How do you verify the following identity?

$\frac{\cos \left(x\right) - \cos \left(y\right)}{\sin \left(x\right) + \sin \left(y\right)} + \frac{\sin \left(x\right) - \sin \left(y\right)}{\cos \left(x\right) + \cos \left(y\right)} = 0$

Jul 4, 2016

See below.

Explanation:

A helpful starting point when verifying identities involving fractions is to add the fractions.

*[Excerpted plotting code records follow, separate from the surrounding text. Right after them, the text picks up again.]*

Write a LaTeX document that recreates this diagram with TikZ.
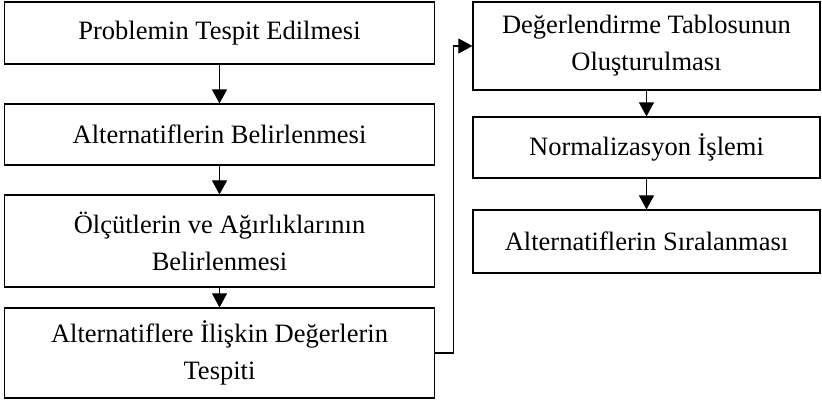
\documentclass[tikz,border=0pt]{standalone}
\usepackage{fontspec}
\setmainfont{Liberation Serif}
\usetikzlibrary{arrows.meta}
\tikzset{
  stepbox/.style={draw, line width=1.2pt, rectangle, align=center, inner sep=0pt,
    font=\fontsize{26.5}{37}\selectfont},
  flow/.style={line width=1.1pt, -{Triangle[length=14pt,width=15pt]}}
}
\begin{document}
\begin{tikzpicture}[x=1pt,y=-1pt]
      \useasboundingbox (0,0) rectangle (822,404);
      \draw
        (219.5,33) node[stepbox, minimum width=430pt, minimum height=62pt] (tespit){Problemin Tespit Edilmesi}
        (219.5,134.5) node[stepbox, minimum width=430pt, minimum height=61pt] (alt){Alternatiflerin Belirlenmesi}
        (219.5,241) node[stepbox, minimum width=430pt, minimum height=92pt] (olcut){Ölçütlerin ve Ağırlıklarının\\Belirlenmesi}
        (219.5,353) node[stepbox, minimum width=430pt, minimum height=90pt] (deger){Alternatiflere İlişkin Değerlerin\\Tespiti}
        (646.5,46) node[stepbox, minimum width=347pt, minimum height=88pt] (tablo){Değerlendirme Tablosunun\\Oluşturulması}
        (646.5,147.5) node[stepbox, minimum width=347pt, minimum height=61pt] (norm){Normalizasyon İşlemi}
        (646.5,241.5) node[stepbox, minimum width=347pt, minimum height=63pt] (sira){Alternatiflerin Sıralanması};
      \begin{scope}[flow]
        \draw (tespit) to (alt);
        \draw (alt) to (olcut);
        \draw (olcut) to (deger);
        \draw (deger.east) -- ++(18,0) |- (tablo.west);
        \draw (tablo) to (norm);
        \draw (norm) to (sira);
      \end{scope}
    \end{tikzpicture}
\end{document}
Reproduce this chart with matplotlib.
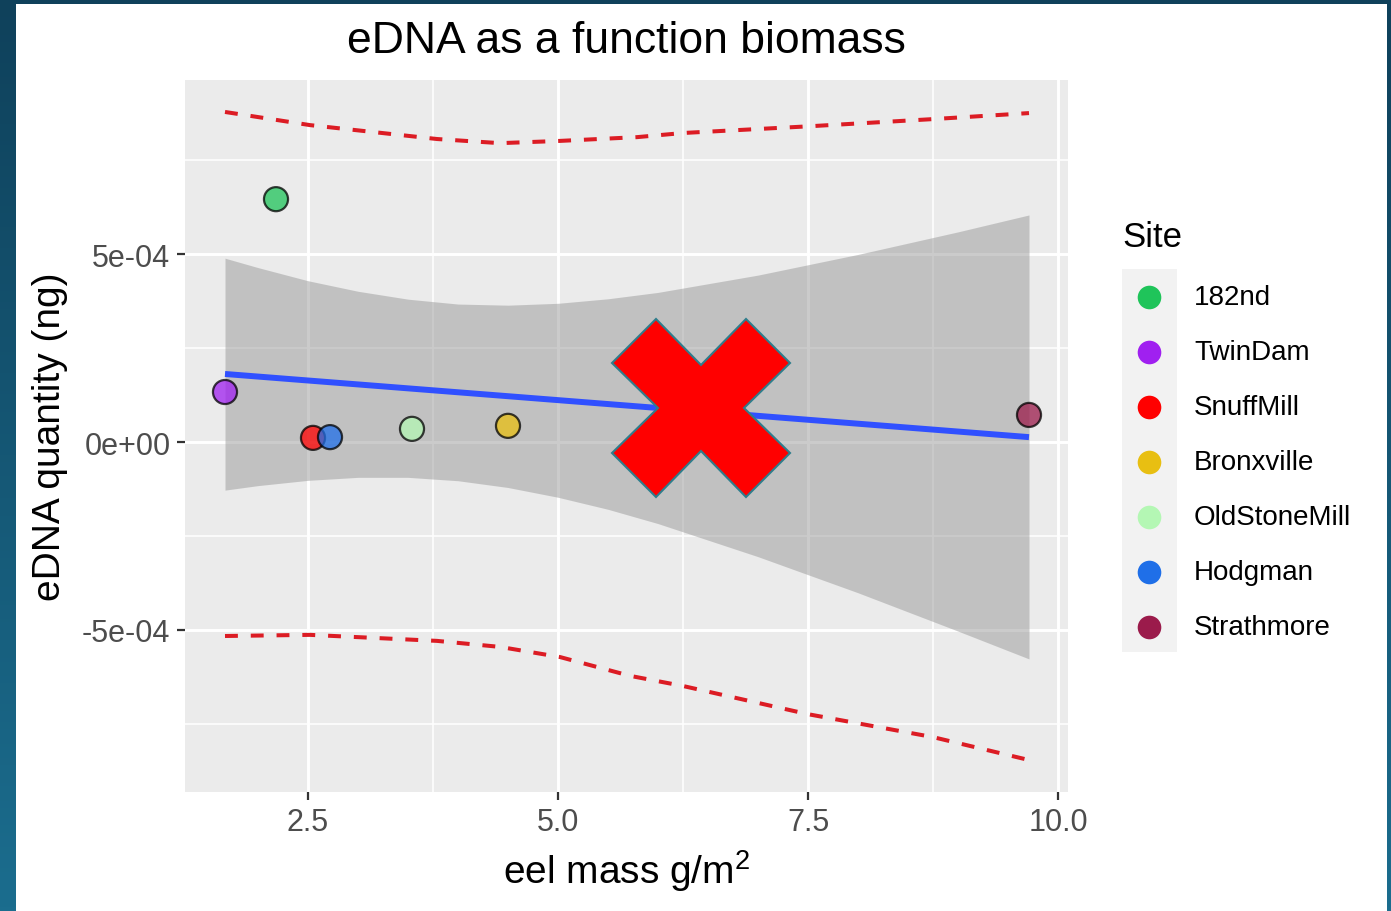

That's what we'll start with here:
$\frac{\cos x - \cos y}{\sin x + \sin y} + \frac{\sin x - \sin y}{\cos x + \cos y} = 0$

$\frac{\left(\cos x - \cos y\right) \left(\cos x + \cos y\right)}{\left(\sin x + \sin y\right) \left(\cos x + \cos y\right)} + \frac{\left(\sin x - \sin y\right) \left(\sin x + \sin y\right)}{\left(\cos x + \cos y\right) \left(\sin x + \sin y\right)} = 0$

$\frac{\left({\cos}^{2} x - {\cos}^{2} y\right) + \left({\sin}^{2} x - {\sin}^{2} y\right)}{\left(\sin x + \sin y\right) \left(\cos x + \cos y\right)} = 0$

As you can see, the binomials in the numerator multiplied very easily because they were differences of squares. Now we rearrange the terms a bit:
$\frac{{\cos}^{2} x - {\cos}^{2} y + {\sin}^{2} x - {\sin}^{2} y}{\left(\sin x + \sin y\right) \left(\cos x + \cos y\right)} = 0$

$\frac{{\cos}^{2} x + {\sin}^{2} x - {\cos}^{2} y - {\sin}^{2} y}{\left(\sin x + \sin y\right) \left(\cos x + \cos y\right)} = 0$

$\frac{{\cos}^{2} x + {\sin}^{2} x - \left({\cos}^{2} y + {\sin}^{2} y\right)}{\left(\sin x + \sin y\right) \left(\cos x + \cos y\right)} = 0$

Recall the Pythagorean Identity ${\sin}^{2} x + {\cos}^{2} x = 1$, or equivalently, ${\sin}^{2} y + {\cos}^{2} y = 1$. Therefore:
$\frac{1 - 1}{\left(\sin x + \sin y\right) \left(\cos x + \cos y\right)} = 0$

$\frac{0}{\left(\sin x + \sin y\right) \left(\cos x + \cos y\right)} = 0$

$0 = 0$

Q.E.D.